Padre Sergio Catalano, frate priore della chiesa, afferma di aver saputo chi fosse l’elegante coppia solo leggendo le notizie del sito d’informazione Palermotoday che ha pubblicato la notizia alcuni giorni dopo la cerimonia. “Le verifiche non spettano a noi – aggiunge – ci sono organi istituzionali che devono farlo”. Ma la coppia della cosca di Portanuova, lui è sorvegliato speciale e deve rientrare in casa entro una certa ora, poteva tranquillamente far celebrare la cerimonia in qualsiasi posto. La valutazione dell’opportunità di ospitare due mafiosi di questo calibro nel complesso dove ci sono le spoglie del magistrato ucciso dalla mafia spetterebbe a chi ha la responsabilità di quei luoghi.

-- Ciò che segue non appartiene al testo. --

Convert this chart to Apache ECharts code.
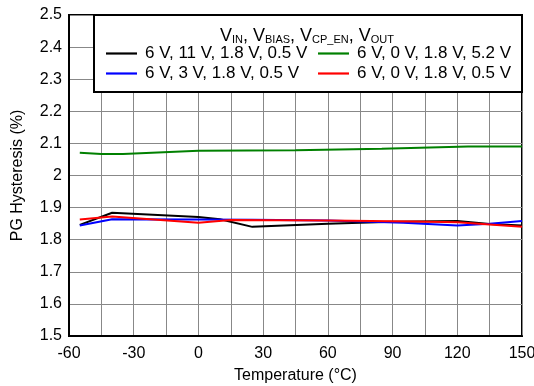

Alla chiesa Lo Presti ha lasciato anche un’offerta che padre Catalano dice “servirà a fare del bene a chi ne ha bisogno”. Dopo la cerimonia a san Domenico la coppia ha festeggiato, nei limiti temporali concessi al sorvegliato speciale, in una villetta allietata anche dalle canzoni di due noti neomelodici. Dopo l’arresto di Lo Presti, 48 anni, nell’operazione Iago nel 2014, gli investigatori scoprirono il ruolo della moglie che il giudice che l’ha condannata descrive così: “Teresa Marino durante il periodo della sua detenzione domiciliare (in concomitanza con quella carceraria del marito), riceveva presso la sua abitazione tutti gli esponenti di spicco del mandamento mafioso di Porta Nuova e impartiva loro indicazioni e direttive proprie e del marito, condividendone le strategie criminali. I sodali mafiosi dell’organizzazione, inoltre, si rivolgevano alla donna anche per dirimere questioni e tensioni interne al sodalizio”.